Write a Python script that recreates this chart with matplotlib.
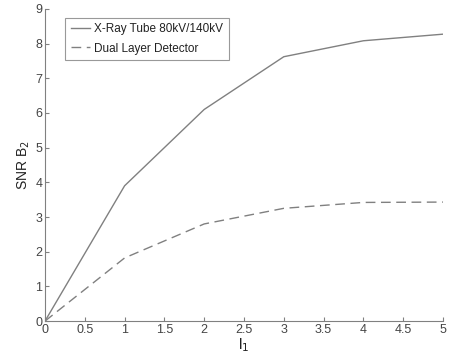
import matplotlib.pyplot as plt

plt.rcParams['font.family'] = ['Liberation Sans', 'DejaVu Sans']

l1 = [0, 1, 2, 3, 4, 5]
snr_tube = [0, 3.9, 6.1, 7.62, 8.08, 8.27]
snr_dual = [0, 1.82, 2.8, 3.25, 3.42, 3.43]

grey = '#808080'
text_col = '#444444'

fig = plt.figure(figsize=(4.56, 3.54), dpi=100)
ax = fig.add_axes([0.0987, 0.093, 0.8727, 0.882])

ax.plot(l1, snr_tube, color=grey, linewidth=1.0, label='X-Ray Tube 80kV/140kV')
ax.plot(l1, snr_dual, color=grey, linewidth=1.0, linestyle=(0, (7, 4)), label='Dual Layer Detector')

ax.set_xlim(0, 5)
ax.set_ylim(0, 9)
ax.set_xticks([0, 0.5, 1, 1.5, 2, 2.5, 3, 3.5, 4, 4.5, 5])
ax.set_xticklabels(['0', '0.5', '1', '1.5', '2', '2.5', '3', '3.5', '4', '4.5', '5'])
ax.set_yticks(range(10))

ax.spines['top'].set_visible(False)
ax.spines['right'].set_visible(False)
for s in ('left', 'bottom'):
    ax.spines[s].set_color(grey)
ax.tick_params(direction='in', length=3, color=grey, labelcolor=text_col, labelsize=9, pad=2)

ax.set_xlabel('l$_1$', color='#222222', fontsize=11, labelpad=0)
ax.set_ylabel('SNR B$_2$', color='#222222', fontsize=10, labelpad=2)

leg = ax.legend(loc='upper left', bbox_to_anchor=(0.05, 0.972), borderaxespad=0, fontsize=8.5,
                frameon=True, fancybox=False, handlelength=1.6, handletextpad=0.4,
                borderpad=0.5, labelspacing=0.6)
leg.get_frame().set_edgecolor(grey)
leg.get_frame().set_linewidth(0.8)
for t in leg.get_texts():
    t.set_color('#222222')

fig.savefig('out.png', dpi=100)
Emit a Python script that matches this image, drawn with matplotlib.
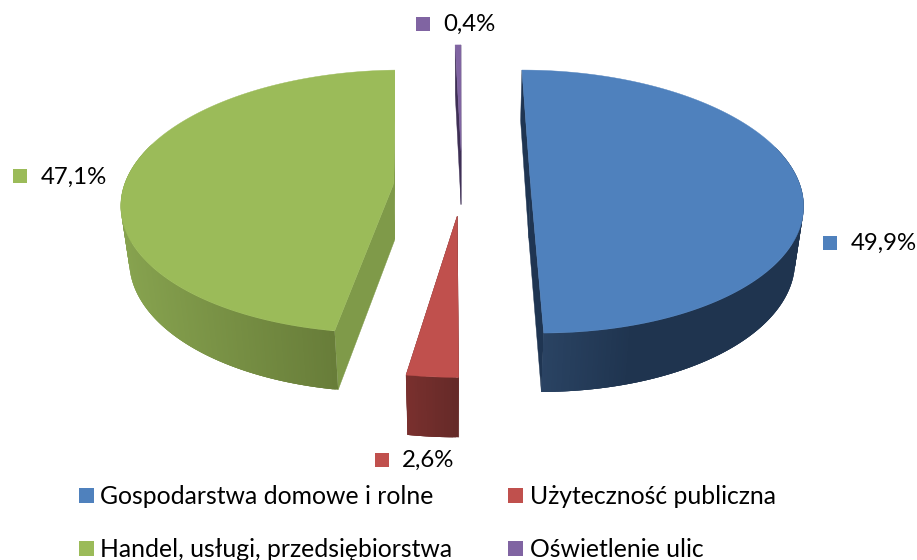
import numpy as np
import matplotlib
matplotlib.use("Agg")
import matplotlib.pyplot as plt
from matplotlib.patches import Polygon
from matplotlib.lines import Line2D
from matplotlib.colors import to_rgb
from matplotlib.transforms import Bbox, TransformedBbox

# ---- data ----
categories = ["Gospodarstwa domowe i rolne", "Użyteczność publiczna",
              "Handel, usługi, przedsiębiorstwa", "Oświetlenie ulic"]
values = [49.9, 2.6, 47.1, 0.4]
value_labels = ["49,9%", "2,6%", "47,1%", "0,4%"]

# ---- style ----
top_colors = ["#4F81BD", "#C0504D", "#9BBB59", "#8064A2"]
rim_light = ["#2D4768", "#7A302E", "#87A34F", "#5A4575"]
rim_dark = ["#1F344F", "#652A28", "#5F7233", "#3E2F55"]
cut_colors = ["#1F3552", "#6A2B29", "#7F9A49", "#3E2F55"]
gradient_span = [0.4, 1.0, 1.0, 1.0]

# exploded offset of each slice (plane units, x right / y far)
offset_x = [0.262, -0.01, -0.246, 0.004]
offset_y = [0.0, -0.245, 0.0, 0.26]
clip_right = [None, None, 394.5, None]
draw_order = [3, 0, 2, 1]

# perspective model of the pie, in pixels
VX, Y0 = 460.0, 183.4
RX, RY, DEPTH = 269.0, 129.0, 56.0
K, G = 0.138, 0.025

# data-label swatch centres and text starts
label_swatch = [(829.5, 242.5), (381.5, 459.5), (19.5, 176), (422.5, 23.5)]
label_text_x = [851, 402, 41, 443]
FONT = "Lato"
FS_LABEL = 17.3
FS_LEGEND = 17.8

W, H = 917, 560
fig = plt.figure(figsize=(W / 100, H / 100), dpi=100)
ax = fig.add_axes([0, 0, 1, 1])
ax.set_xlim(0, W)
ax.set_ylim(H, 0)
ax.axis("off")


def proj(u, v, z=0.0):
    u, v = np.asarray(u, float), np.asarray(v, float)
    s = 1.0 / (1.0 + K * v + G * z)
    return np.column_stack([VX + RX * u * s, Y0 + (-RY * v + DEPTH * z) * s])


def mix(a, b, t):
    a, b = np.array(to_rgb(a)), np.array(to_rgb(b))
    return tuple(a + (b - a) * t)


total = sum(values)
edges = np.concatenate([[0], np.cumsum(values)]) / total * 2 * np.pi
for i in draw_order:
    a0, a1 = edges[i], edges[i + 1]
    dx, dy = offset_x[i], offset_y[i]
    th = np.linspace(a0, a1, max(6, int((a1 - a0) * 120)))
    u = dx + np.sin(th)  # clockwise from the far side
    v = dy + np.cos(th)
    parts = []

    # radial cut faces
    for j in (0, -1):
        pts = np.vstack([proj([dx, u[j]], [dy, v[j]], 0),
                         proj([u[j], dx], [v[j], dy], 1)])
        parts.append(ax.add_patch(Polygon(pts, closed=True, fc=cut_colors[i],
                                          ec=cut_colors[i], lw=0.3)))

    # outer rim: overlapping strips so that no seams show
    top = proj(u, v, 0)
    bot = proj(u, v, 1)
    xmin, xmax = top[:, 0].min(), top[:, 0].max()
    n = len(th)
    for k in range(n - 1):
        if np.cos(th[k]) > 0.3:
            continue
        e = min(k + 3, n - 1)
        t = np.clip((top[k, 0] - xmin) / max(xmax - xmin, 1) / gradient_span[i], 0, 1)
        col = mix(rim_light[i], rim_dark[i], t)
        quad = np.vstack([top[k:e + 1], bot[k:e + 1][::-1]])
        parts.append(ax.add_patch(Polygon(quad, closed=True, fc=col, ec="none", lw=0)))

    # top face
    face = np.vstack([proj([dx], [dy], 0), top])
    parts.append(ax.add_patch(Polygon(face, closed=True, fc=top_colors[i],
                                      ec=top_colors[i], lw=0.3)))

    if clip_right[i] is not None:
        box = TransformedBbox(Bbox([[0, 0], [clip_right[i], H]]), ax.transData)
        for p in parts:
            p.set_clip_box(box)

# data labels
for i, lab in enumerate(value_labels):
    ax.scatter(*label_swatch[i], marker="s", s=116, color=top_colors[i], linewidths=0)
    ax.text(label_text_x[i], label_swatch[i][1] + 1, lab, va="center", ha="left",
            fontsize=FS_LABEL, family=FONT, color="#000000")

# legend (column order as in the reference)
order = [0, 2, 1, 3]
handles = [Line2D([], [], ls="none", marker="s", ms=10.8, mew=0, color=top_colors[i]) for i in order]
leg = ax.legend(handles, [categories[i] for i in order], ncol=2, frameon=False,
                prop={"family": FONT, "size": FS_LEGEND},
                handlelength=10.8 / FS_LEGEND, handletextpad=0.3, columnspacing=2.22,
                labelspacing=1.22, borderpad=0, borderaxespad=0,
                loc="lower left", bbox_to_anchor=(78 / W, 1 - 561 / H),
                bbox_transform=ax.transAxes)

fig.savefig("out.png", dpi=100, facecolor="white")
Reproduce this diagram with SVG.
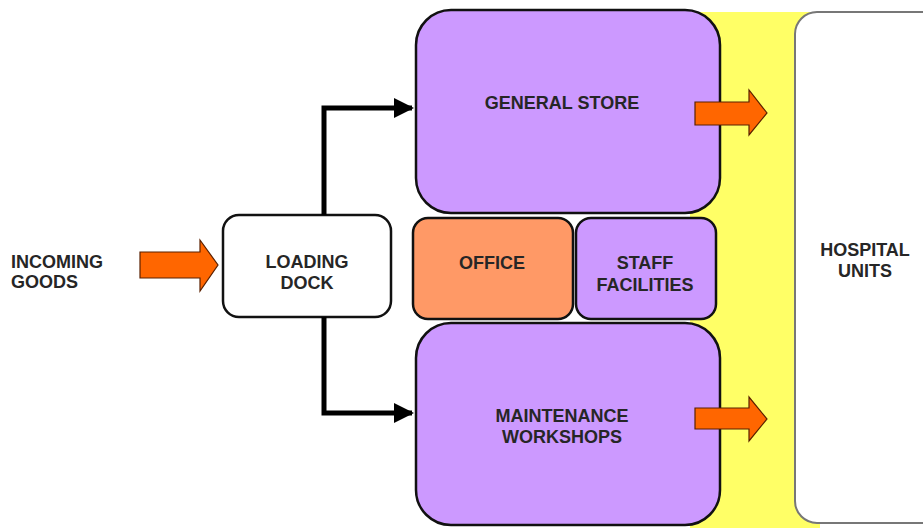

========

Exercise goal →
The pictures should not appear in the copy; every other part of the records above must be returned exactly.

Answer for the task →
Write a Python script that recreates this chart with matplotlib.
import matplotlib.pyplot as plt

plt.rcParams['font.family'] = ['Liberation Sans', 'DejaVu Sans']

l1 = [0, 1, 2, 3, 4, 5]
snr_tube = [0, 3.9, 6.1, 7.62, 8.08, 8.27]
snr_dual = [0, 1.82, 2.8, 3.25, 3.42, 3.43]

grey = '#808080'
text_col = '#444444'

fig = plt.figure(figsize=(4.56, 3.54), dpi=100)
ax = fig.add_axes([0.0987, 0.093, 0.8727, 0.882])

ax.plot(l1, snr_tube, color=grey, linewidth=1.0, label='X-Ray Tube 80kV/140kV')
ax.plot(l1, snr_dual, color=grey, linewidth=1.0, linestyle=(0, (7, 4)), label='Dual Layer Detector')

ax.set_xlim(0, 5)
ax.set_ylim(0, 9)
ax.set_xticks([0, 0.5, 1, 1.5, 2, 2.5, 3, 3.5, 4, 4.5, 5])
ax.set_xticklabels(['0', '0.5', '1', '1.5', '2', '2.5', '3', '3.5', '4', '4.5', '5'])
ax.set_yticks(range(10))

ax.spines['top'].set_visible(False)
ax.spines['right'].set_visible(False)
for s in ('left', 'bottom'):
    ax.spines[s].set_color(grey)
ax.tick_params(direction='in', length=3, color=grey, labelcolor=text_col, labelsize=9, pad=2)

ax.set_xlabel('l$_1$', color='#222222', fontsize=11, labelpad=0)
ax.set_ylabel('SNR B$_2$', color='#222222', fontsize=10, labelpad=2)

leg = ax.legend(loc='upper left', bbox_to_anchor=(0.05, 0.972), borderaxespad=0, fontsize=8.5,
                frameon=True, fancybox=False, handlelength=1.6, handletextpad=0.4,
                borderpad=0.5, labelspacing=0.6)
leg.get_frame().set_edgecolor(grey)
leg.get_frame().set_linewidth(0.8)
for t in leg.get_texts():
    t.set_color('#222222')

fig.savefig('out.png', dpi=100)
Emit a Python script that matches this image, drawn with matplotlib.
import numpy as np
import matplotlib
matplotlib.use("Agg")
import matplotlib.pyplot as plt
from matplotlib.patches import Polygon
from matplotlib.lines import Line2D
from matplotlib.colors import to_rgb
from matplotlib.transforms import Bbox, TransformedBbox

# ---- data ----
categories = ["Gospodarstwa domowe i rolne", "Użyteczność publiczna",
              "Handel, usługi, przedsiębiorstwa", "Oświetlenie ulic"]
values = [49.9, 2.6, 47.1, 0.4]
value_labels = ["49,9%", "2,6%", "47,1%", "0,4%"]

# ---- style ----
top_colors = ["#4F81BD", "#C0504D", "#9BBB59", "#8064A2"]
rim_light = ["#2D4768", "#7A302E", "#87A34F", "#5A4575"]
rim_dark = ["#1F344F", "#652A28", "#5F7233", "#3E2F55"]
cut_colors = ["#1F3552", "#6A2B29", "#7F9A49", "#3E2F55"]
gradient_span = [0.4, 1.0, 1.0, 1.0]

# exploded offset of each slice (plane units, x right / y far)
offset_x = [0.262, -0.01, -0.246, 0.004]
offset_y = [0.0, -0.245, 0.0, 0.26]
clip_right = [None, None, 394.5, None]
draw_order = [3, 0, 2, 1]

# perspective model of the pie, in pixels
VX, Y0 = 460.0, 183.4
RX, RY, DEPTH = 269.0, 129.0, 56.0
K, G = 0.138, 0.025

# data-label swatch centres and text starts
label_swatch = [(829.5, 242.5), (381.5, 459.5), (19.5, 176), (422.5, 23.5)]
label_text_x = [851, 402, 41, 443]
FONT = "Lato"
FS_LABEL = 17.3
FS_LEGEND = 17.8

W, H = 917, 560
fig = plt.figure(figsize=(W / 100, H / 100), dpi=100)
ax = fig.add_axes([0, 0, 1, 1])
ax.set_xlim(0, W)
ax.set_ylim(H, 0)
ax.axis("off")


def proj(u, v, z=0.0):
    u, v = np.asarray(u, float), np.asarray(v, float)
    s = 1.0 / (1.0 + K * v + G * z)
    return np.column_stack([VX + RX * u * s, Y0 + (-RY * v + DEPTH * z) * s])


def mix(a, b, t):
    a, b = np.array(to_rgb(a)), np.array(to_rgb(b))
    return tuple(a + (b - a) * t)


total = sum(values)
edges = np.concatenate([[0], np.cumsum(values)]) / total * 2 * np.pi
for i in draw_order:
    a0, a1 = edges[i], edges[i + 1]
    dx, dy = offset_x[i], offset_y[i]
    th = np.linspace(a0, a1, max(6, int((a1 - a0) * 120)))
    u = dx + np.sin(th)  # clockwise from the far side
    v = dy + np.cos(th)
    parts = []

    # radial cut faces
    for j in (0, -1):
        pts = np.vstack([proj([dx, u[j]], [dy, v[j]], 0),
                         proj([u[j], dx], [v[j], dy], 1)])
        parts.append(ax.add_patch(Polygon(pts, closed=True, fc=cut_colors[i],
                                          ec=cut_colors[i], lw=0.3)))

    # outer rim: overlapping strips so that no seams show
    top = proj(u, v, 0)
    bot = proj(u, v, 1)
    xmin, xmax = top[:, 0].min(), top[:, 0].max()
    n = len(th)
    for k in range(n - 1):
        if np.cos(th[k]) > 0.3:
            continue
        e = min(k + 3, n - 1)
        t = np.clip((top[k, 0] - xmin) / max(xmax - xmin, 1) / gradient_span[i], 0, 1)
        col = mix(rim_light[i], rim_dark[i], t)
        quad = np.vstack([top[k:e + 1], bot[k:e + 1][::-1]])
        parts.append(ax.add_patch(Polygon(quad, closed=True, fc=col, ec="none", lw=0)))

    # top face
    face = np.vstack([proj([dx], [dy], 0), top])
    parts.append(ax.add_patch(Polygon(face, closed=True, fc=top_colors[i],
                                      ec=top_colors[i], lw=0.3)))

    if clip_right[i] is not None:
        box = TransformedBbox(Bbox([[0, 0], [clip_right[i], H]]), ax.transData)
        for p in parts:
            p.set_clip_box(box)

# data labels
for i, lab in enumerate(value_labels):
    ax.scatter(*label_swatch[i], marker="s", s=116, color=top_colors[i], linewidths=0)
    ax.text(label_text_x[i], label_swatch[i][1] + 1, lab, va="center", ha="left",
            fontsize=FS_LABEL, family=FONT, color="#000000")

# legend (column order as in the reference)
order = [0, 2, 1, 3]
handles = [Line2D([], [], ls="none", marker="s", ms=10.8, mew=0, color=top_colors[i]) for i in order]
leg = ax.legend(handles, [categories[i] for i in order], ncol=2, frameon=False,
                prop={"family": FONT, "size": FS_LEGEND},
                handlelength=10.8 / FS_LEGEND, handletextpad=0.3, columnspacing=2.22,
                labelspacing=1.22, borderpad=0, borderaxespad=0,
                loc="lower left", bbox_to_anchor=(78 / W, 1 - 561 / H),
                bbox_transform=ax.transAxes)

fig.savefig("out.png", dpi=100, facecolor="white")
Reproduce this diagram with SVG.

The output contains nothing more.